Giarratani earned his Ph.D. in economics from West Virginia University in 1975. He joined Pitt's economics department in 1979, following two years on the Georgetown University faculty. His research has mainly dealt with regional and urban economics and regional economic modeling. A full professor, Giarratani has chaired Pitt's economics department since 1992. After he resigns as chairperson Aug. 31, Herb Chesler will serve for one year as interim chairperson while the department seeks a new, permanent chair.

Giarratani has served on the Provost's Advisory Committee on Undergraduate Programs since 1995 and on the Provost's Ad Hoc Committee on the Restructuring of the Arts and Sciences.

It was the latter committee that recommended reconfig-uring Pitt's arts and sciences units under one dean, who is ultimately responsible for graduate and undergraduate programs as well as budgets and personnel matters within the arts and sciences.

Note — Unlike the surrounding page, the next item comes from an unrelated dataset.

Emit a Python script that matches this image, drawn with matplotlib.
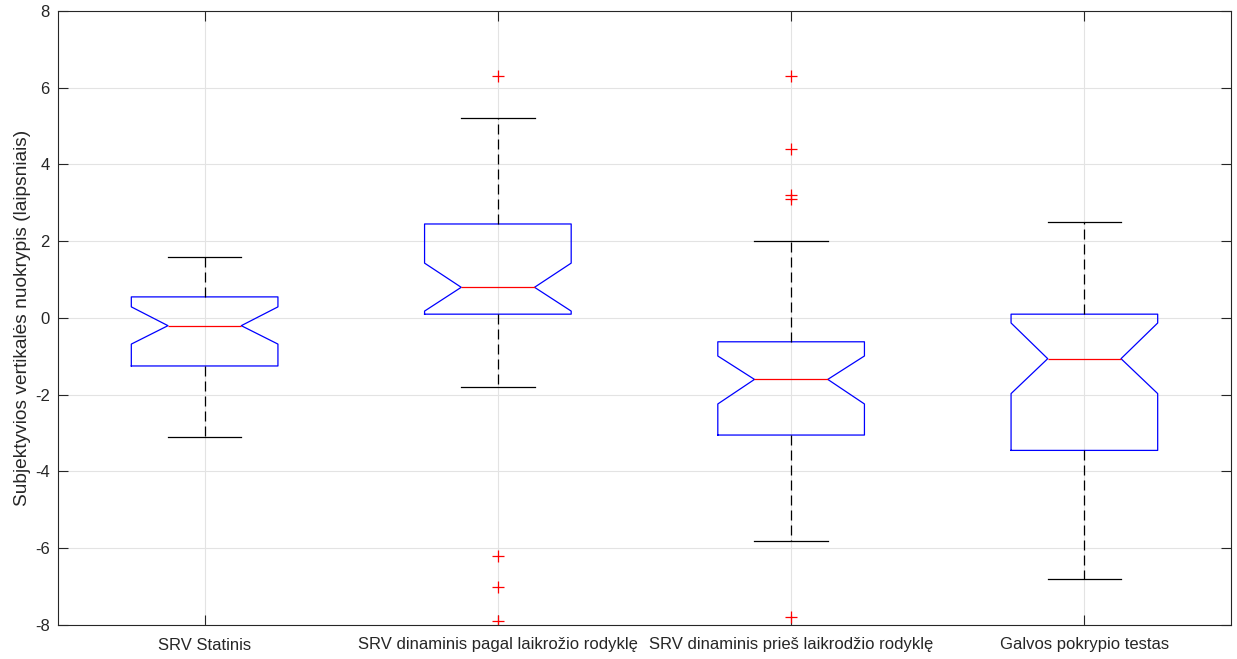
import matplotlib

matplotlib.use("Agg")

import matplotlib.pyplot as plt

plt.rcParams["font.family"] = ["Liberation Sans", "DejaVu Sans"]

# values
categories = [
    "SRV Statinis",
    "SRV dinaminis pagal laikrožio rodyklę",
    "SRV dinaminis prieš laikrodžio rodyklę",
    "Galvos pokrypio testas",
]
medians = [-0.2, 0.8, -1.6, -1.06]
q1 = [-1.25, 0.1, -3.05, -3.45]
q3 = [0.55, 2.45, -0.62, 0.1]
notch_lo = [-0.68, 0.18, -2.24, -1.97]
notch_hi = [0.29, 1.43, -0.99, -0.13]
whisker_lo = [-3.1, -1.8, -5.8, -6.8]
whisker_hi = [1.6, 5.2, 2.0, 2.5]
outliers = [
    [],
    [6.3, -6.2, -7.0, -7.9],
    [6.3, 4.4, 3.2, 3.1, -7.8],
    [],
]
y_ticks = [-8, -6, -4, -2, 0, 2, 4, 6, 8]

stats = []
for i, label in enumerate(categories):
    stats.append(
        {
            "label": label,
            "med": medians[i],
            "q1": q1[i],
            "q3": q3[i],
            "cilo": notch_lo[i],
            "cihi": notch_hi[i],
            "whislo": whisker_lo[i],
            "whishi": whisker_hi[i],
            "fliers": outliers[i],
        }
    )

fig = plt.figure(figsize=(12.37, 6.59), dpi=100)
ax = fig.add_axes([58 / 1237, 1 - 625 / 659, 1173 / 1237, 614 / 659])

ax.bxp(
    stats,
    positions=[1, 2, 3, 4],
    widths=0.5,
    shownotches=True,
    boxprops={"color": "#0000ff", "linewidth": 0.9},
    medianprops={"color": "#ff0000", "linewidth": 0.9},
    whiskerprops={"color": "black", "linewidth": 0.9, "linestyle": (0, (8, 4))},
    capprops={"color": "black", "linewidth": 0.9},
    flierprops={"marker": "+", "markeredgecolor": "#ff0000", "markersize": 8, "markeredgewidth": 0.9},
)

ax.set_xlim(0.5, 4.5)
ax.set_ylim(-8, 8)
ax.set_yticks(y_ticks)
ax.set_yticklabels([str(t) for t in y_ticks])
ax.set_ylabel("Subjektyvios vertikalės nuokrypis (laipsniais)", fontsize=13.8, color="#262626", labelpad=3)

ax.grid(True, color="#e3e3e3", linewidth=0.8)
ax.set_axisbelow(True)
ax.tick_params(
    direction="in", length=7, width=0.8, color="#262626",
    labelsize=12, labelcolor="#262626", top=True, right=True,
)
ax.tick_params(axis="x", pad=9)
ax.tick_params(axis="y", pad=6)
for spine in ax.spines.values():
    spine.set_color("#262626")
    spine.set_linewidth(0.8)

fig.savefig("out.png", dpi=100)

For two decades, Pitt has had three arts and sciences deans: a dean of FAS graduate studies, a CAS dean for undergraduate studies, and an FAS dean responsible for the FAS budget and personnel actions involving arts and sciences faculty.

After CAS Dean Briscoe and FAS Graduate Studies Dean Soffa announced last year that they would be resigning their posts to return to faculty duties, Provost Maher appointed the Ad Hoc Committee on the Restructuring of the Arts and Sciences to address long-standing criticisms of Pitt's arts and sciences administration.

The committee issued its report to Maher in April. Two months later, Maher approved the ad hoc committee's recommendation of a new administrative structure involving one dean, serving with auxiliary deans who are faculty members.

What the new arts and sciences unit(s) will be called remains uncertain.

Maher, in a memo this summer to FAS and CAS personnel, referred to an overarching new "School of Arts and Sciences." But Koehler said he opposes that name because it would make the arts and sciences sound like a professional school.

The dean would prefer to retain the name College of Arts and Sciences to encompass undergraduate programs within an overall unit to be called The Arts and Sciences. One argument for retaining the CAS name is that so many Pitt alumni graduated with CAS degrees, Koehler said.

Provost Maher said, "At the moment, the FAS faculty are revising their bylaws. If they decide that they would like to call their unit The Arts and Sciences rather than the School of Arts and Sciences, I have no problem with that. Whatever name change they vote to approve, we [Pitt's senior administration] will implement it unless, for some reason, there is a real problem or conflict with what they're proposing. In that case, we would get back to the faculty to resolve any problems or questions." For now, Koehler's title remains dean of FAS.